--- Short exercise ---
Give back the lines exactly, from the first one to the line with "2.12, 0.42, 0.42];", both ends included.

--- Dataset excerpt ---
* * * *

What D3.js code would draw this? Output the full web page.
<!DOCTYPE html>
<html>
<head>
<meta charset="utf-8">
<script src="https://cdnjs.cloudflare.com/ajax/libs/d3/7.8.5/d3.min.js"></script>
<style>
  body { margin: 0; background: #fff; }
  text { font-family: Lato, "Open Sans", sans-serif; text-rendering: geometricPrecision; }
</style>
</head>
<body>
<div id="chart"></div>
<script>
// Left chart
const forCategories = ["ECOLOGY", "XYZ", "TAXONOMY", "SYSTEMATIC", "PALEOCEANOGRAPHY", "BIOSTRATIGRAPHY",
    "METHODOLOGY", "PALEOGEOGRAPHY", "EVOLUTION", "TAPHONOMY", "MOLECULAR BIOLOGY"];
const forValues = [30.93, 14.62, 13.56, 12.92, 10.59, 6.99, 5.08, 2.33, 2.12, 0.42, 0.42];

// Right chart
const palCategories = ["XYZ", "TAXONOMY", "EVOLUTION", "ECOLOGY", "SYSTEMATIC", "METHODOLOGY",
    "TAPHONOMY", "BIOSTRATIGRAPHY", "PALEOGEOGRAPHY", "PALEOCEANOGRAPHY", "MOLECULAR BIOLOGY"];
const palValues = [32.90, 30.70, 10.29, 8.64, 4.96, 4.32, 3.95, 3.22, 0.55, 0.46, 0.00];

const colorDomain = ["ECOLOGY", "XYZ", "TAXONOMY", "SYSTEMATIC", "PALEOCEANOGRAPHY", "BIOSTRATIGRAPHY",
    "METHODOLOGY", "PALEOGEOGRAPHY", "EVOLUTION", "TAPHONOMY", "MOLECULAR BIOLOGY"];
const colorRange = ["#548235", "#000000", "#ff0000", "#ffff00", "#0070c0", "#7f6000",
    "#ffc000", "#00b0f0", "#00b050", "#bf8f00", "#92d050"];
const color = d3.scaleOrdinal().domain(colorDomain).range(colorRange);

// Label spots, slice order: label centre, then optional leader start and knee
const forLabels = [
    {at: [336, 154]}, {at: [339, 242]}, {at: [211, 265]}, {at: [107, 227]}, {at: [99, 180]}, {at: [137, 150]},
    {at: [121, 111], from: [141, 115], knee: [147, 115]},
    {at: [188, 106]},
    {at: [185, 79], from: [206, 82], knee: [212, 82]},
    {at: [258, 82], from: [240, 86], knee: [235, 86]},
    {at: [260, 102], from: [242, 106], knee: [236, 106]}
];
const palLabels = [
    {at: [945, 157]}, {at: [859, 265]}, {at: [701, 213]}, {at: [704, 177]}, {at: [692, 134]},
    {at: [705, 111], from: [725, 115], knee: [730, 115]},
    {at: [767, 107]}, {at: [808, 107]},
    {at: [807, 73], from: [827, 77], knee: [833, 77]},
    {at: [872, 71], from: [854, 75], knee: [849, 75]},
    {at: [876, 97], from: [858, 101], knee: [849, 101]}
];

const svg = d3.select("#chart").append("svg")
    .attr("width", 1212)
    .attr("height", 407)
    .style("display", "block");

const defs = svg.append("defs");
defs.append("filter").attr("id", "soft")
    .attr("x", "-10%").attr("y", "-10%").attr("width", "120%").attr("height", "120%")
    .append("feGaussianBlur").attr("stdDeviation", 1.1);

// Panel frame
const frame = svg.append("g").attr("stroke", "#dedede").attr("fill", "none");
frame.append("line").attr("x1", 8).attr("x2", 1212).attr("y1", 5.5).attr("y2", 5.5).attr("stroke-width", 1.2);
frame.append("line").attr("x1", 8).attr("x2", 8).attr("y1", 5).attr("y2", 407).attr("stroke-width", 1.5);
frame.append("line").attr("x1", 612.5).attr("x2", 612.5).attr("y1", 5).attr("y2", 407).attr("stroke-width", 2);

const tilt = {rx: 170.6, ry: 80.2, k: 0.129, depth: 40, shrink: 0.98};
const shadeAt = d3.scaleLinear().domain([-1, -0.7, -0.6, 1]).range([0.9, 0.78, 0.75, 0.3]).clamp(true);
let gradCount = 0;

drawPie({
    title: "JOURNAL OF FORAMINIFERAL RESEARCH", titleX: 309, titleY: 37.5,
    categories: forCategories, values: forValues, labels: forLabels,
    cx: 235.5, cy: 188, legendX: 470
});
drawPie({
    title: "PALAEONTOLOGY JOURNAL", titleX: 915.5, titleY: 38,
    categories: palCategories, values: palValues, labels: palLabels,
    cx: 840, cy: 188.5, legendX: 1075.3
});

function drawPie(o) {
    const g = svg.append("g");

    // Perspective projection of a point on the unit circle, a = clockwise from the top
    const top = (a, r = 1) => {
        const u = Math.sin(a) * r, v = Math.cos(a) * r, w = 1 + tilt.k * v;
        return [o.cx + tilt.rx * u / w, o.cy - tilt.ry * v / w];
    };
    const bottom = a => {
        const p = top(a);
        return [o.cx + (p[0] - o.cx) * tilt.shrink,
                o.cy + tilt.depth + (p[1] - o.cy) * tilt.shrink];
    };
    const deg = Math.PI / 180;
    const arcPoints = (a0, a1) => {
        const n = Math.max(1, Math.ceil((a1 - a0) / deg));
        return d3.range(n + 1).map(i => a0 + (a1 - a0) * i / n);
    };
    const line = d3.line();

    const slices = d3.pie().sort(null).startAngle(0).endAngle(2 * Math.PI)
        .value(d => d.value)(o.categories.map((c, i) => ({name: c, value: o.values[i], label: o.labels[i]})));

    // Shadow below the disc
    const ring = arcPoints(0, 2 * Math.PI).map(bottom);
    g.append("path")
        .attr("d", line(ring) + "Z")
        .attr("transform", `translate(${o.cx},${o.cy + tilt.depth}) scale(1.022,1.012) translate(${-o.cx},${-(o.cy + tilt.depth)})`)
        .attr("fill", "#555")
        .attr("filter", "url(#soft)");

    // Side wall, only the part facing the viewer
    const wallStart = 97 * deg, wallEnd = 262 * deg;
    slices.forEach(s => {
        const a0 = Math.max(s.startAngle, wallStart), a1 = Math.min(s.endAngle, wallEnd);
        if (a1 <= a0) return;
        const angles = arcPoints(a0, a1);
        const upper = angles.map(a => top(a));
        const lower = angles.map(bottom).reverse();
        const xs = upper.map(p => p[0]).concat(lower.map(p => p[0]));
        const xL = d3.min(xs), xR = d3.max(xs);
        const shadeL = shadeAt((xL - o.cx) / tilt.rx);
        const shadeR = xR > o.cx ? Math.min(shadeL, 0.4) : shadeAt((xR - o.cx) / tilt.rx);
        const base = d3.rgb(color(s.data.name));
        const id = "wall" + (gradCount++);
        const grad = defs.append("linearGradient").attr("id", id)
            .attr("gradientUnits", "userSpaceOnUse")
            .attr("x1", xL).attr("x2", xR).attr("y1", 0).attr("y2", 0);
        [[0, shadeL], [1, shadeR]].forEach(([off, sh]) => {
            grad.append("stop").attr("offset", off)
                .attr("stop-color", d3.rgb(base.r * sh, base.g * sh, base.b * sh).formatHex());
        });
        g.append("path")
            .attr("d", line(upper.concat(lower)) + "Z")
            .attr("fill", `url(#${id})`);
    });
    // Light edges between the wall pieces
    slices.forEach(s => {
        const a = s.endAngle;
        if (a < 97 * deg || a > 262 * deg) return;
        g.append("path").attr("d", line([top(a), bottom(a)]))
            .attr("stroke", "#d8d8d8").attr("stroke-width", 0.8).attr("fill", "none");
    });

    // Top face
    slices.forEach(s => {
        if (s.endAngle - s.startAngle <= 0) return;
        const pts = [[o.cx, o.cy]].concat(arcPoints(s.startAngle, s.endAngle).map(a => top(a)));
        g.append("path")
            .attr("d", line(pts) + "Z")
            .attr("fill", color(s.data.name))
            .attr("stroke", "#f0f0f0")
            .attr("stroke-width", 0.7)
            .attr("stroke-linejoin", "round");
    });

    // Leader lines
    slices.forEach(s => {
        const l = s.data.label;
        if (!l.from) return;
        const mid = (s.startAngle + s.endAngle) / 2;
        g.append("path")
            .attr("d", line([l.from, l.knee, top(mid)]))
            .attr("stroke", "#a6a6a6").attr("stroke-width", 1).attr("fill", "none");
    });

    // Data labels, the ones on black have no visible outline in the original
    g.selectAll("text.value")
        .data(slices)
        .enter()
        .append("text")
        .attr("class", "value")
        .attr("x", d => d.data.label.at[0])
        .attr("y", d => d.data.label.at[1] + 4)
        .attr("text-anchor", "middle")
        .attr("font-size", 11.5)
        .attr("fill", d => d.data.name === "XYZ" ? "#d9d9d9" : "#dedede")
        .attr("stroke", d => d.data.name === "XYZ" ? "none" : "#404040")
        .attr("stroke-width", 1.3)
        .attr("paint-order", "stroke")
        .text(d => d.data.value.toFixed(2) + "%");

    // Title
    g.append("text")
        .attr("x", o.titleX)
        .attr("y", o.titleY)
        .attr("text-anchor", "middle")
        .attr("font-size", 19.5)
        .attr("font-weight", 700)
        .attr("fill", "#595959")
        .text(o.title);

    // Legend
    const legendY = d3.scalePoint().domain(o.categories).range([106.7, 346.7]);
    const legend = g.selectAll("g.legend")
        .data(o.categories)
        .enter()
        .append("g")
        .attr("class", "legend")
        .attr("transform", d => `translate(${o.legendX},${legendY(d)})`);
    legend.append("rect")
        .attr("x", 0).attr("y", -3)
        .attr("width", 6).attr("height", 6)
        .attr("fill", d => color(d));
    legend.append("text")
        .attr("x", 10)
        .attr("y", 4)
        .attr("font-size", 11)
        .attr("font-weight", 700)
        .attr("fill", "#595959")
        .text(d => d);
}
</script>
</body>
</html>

* * * *

--- Written response ---
What D3.js code would draw this? Output the full web page.
<!DOCTYPE html>
<html>
<head>
<meta charset="utf-8">
<script src="https://cdnjs.cloudflare.com/ajax/libs/d3/7.8.5/d3.min.js"></script>
<style>
  body { margin: 0; background: #fff; }
  text { font-family: Lato, "Open Sans", sans-serif; text-rendering: geometricPrecision; }
</style>
</head>
<body>
<div id="chart"></div>
<script>
// Left chart
const forCategories = ["ECOLOGY", "XYZ", "TAXONOMY", "SYSTEMATIC", "PALEOCEANOGRAPHY", "BIOSTRATIGRAPHY",
    "METHODOLOGY", "PALEOGEOGRAPHY", "EVOLUTION", "TAPHONOMY", "MOLECULAR BIOLOGY"];
const forValues = [30.93, 14.62, 13.56, 12.92, 10.59, 6.99, 5.08, 2.33, 2.12, 0.42, 0.42];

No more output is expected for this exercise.